Por outro lado, identificar-se com o lado superior é essencial para que a pessoa tenha um propósito digno e nobre. Uma vida ideal exige ideais de aspiração. E ideias para inspirar sua busca. Mas somente com a transpiração em seus ideais e ideias permite a devida execução. Transpirar através do exercício de suas fortalezas, virtudes e aptidões, bem como de sua fé consegue otimizar o ser em sua condição. É a passagem do ser menor para o maior que consegue, assim como na parábola dos talentos, não ter medo e fazer mais em prol dos outros.

De modo complementar, o autoconhecimento permite que a pessoa tenha noção de sua missão de vida, de seus objetivos e que o tempo e os recursos disponíveis possam ser utilizados sem desperdício. Saber o que fazer da existência é condição essencial para que o indivíduo tenha uma direção válida como porto seguro da existência. Estar no caminho já faz parte da satisfação íntima. Ou nas palavras do instrutor espiritual Gúbio[4]: “a coroa da sabedoria e do amor é conquistada por evolução, por esforço, por associação da criatura aos propósitos do Senhor”.

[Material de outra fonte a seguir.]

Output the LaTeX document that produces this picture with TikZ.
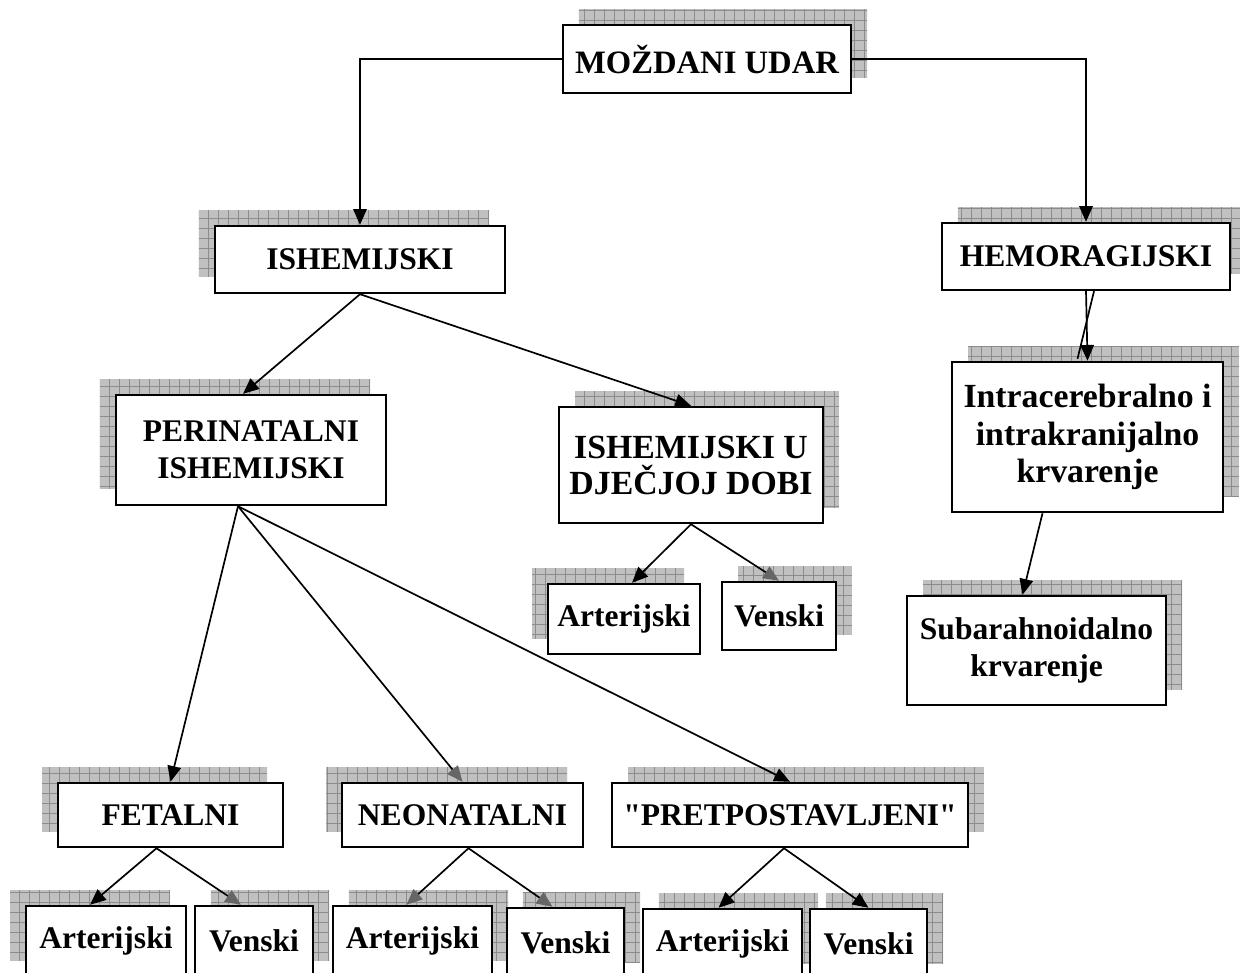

De modo geral, é sair da condição de egocentrismo (lado animal) para Self-centrismo (lado superior) para que se possa equilibrar com dignidade as várias facetas e dimensões que surgem durante a existência. Se o egocentrismo separa o indivíduo dos outros e de Deus, o Self-centrismo permite este equilíbrio dinâmico, sem deixar brechas para a inércia ou para o mal. O Self como o caminho para o reconhecimento da partícula divina, assim como dos diferentes pedidos e necessidades exteriores. É vital não neutralizar o indivíduo, mas que ele possa se fortalecer e se expressar na vida, tal como Carl Jung propunha com o processo de individuação. A plenitude reclama a totalidade do ser sem a sua anulação, tampouco unilateralidade das aptidões e experiências. Os resultados precisam aparecer, tal como os frutos validam os esforços da semente. Neste sentido, na seara do trabalho, “quanto mais tempo a alma progride, mais tempo passa em companhia deste bom Jesus[5]”.

Ou seja, o ser humano precisa se autoconhecer para que saiba se proteger e fortalecer naquilo que importa. Se para Santo Agostinho o autoconhecimento é o ponto crítico do progresso, então pode-se dizer que ela serve como legítima bússola íntima e que direciona às principais questões existenciais. De onde eu vim. Quem eu sou. Para onde eu vou. Com o autoconhecimento é permitido então acertar o comportamento válido de modo a chegar no final da jornada sem surpresas desagradáveis. Como bem expressou o mestre Jesus: “Ainda que eu mesmo testemunhe em meu favor, o meu testemunho é válido, pois sei de onde vim e para onde vou” (João 8:14).

Em outras palavras, somente com o conhecimento de si o indivíduo consegue ser senhor de seu destino e rumar sem medo de volta às estrelas. Não há medo, tampouco separação. A partir do momento que se conhece sabe que fazer o bem para os outros é fazer para si. [6]


 


[1] Pierre Hadot. Não se Esqueça de Viver: Goethe e a Tradição dos Exercícios Espirituais. São Paulo: É Realizações Editora, 2019.

[2] Allan Kardec. O Livro dos Espíritos. Araras: IDE, 2021, p. 319.

[3] Murray Stein. No meio da vida. São Paulo: Paulus, 2007, p. 122.

[4] André Luiz. Libertação. Brasília: FEB, 2008, p.99.

[5] Santa Tereza de Jesus. O Castelo Interior. Curitiba: VSFortes, 2019, p. 176.

[6] Em homenagem aos meus queridos genitores, Paulo Hayashi e Ioko Ikefuti Hayashi, que já se encontram na Pátria Espiritual.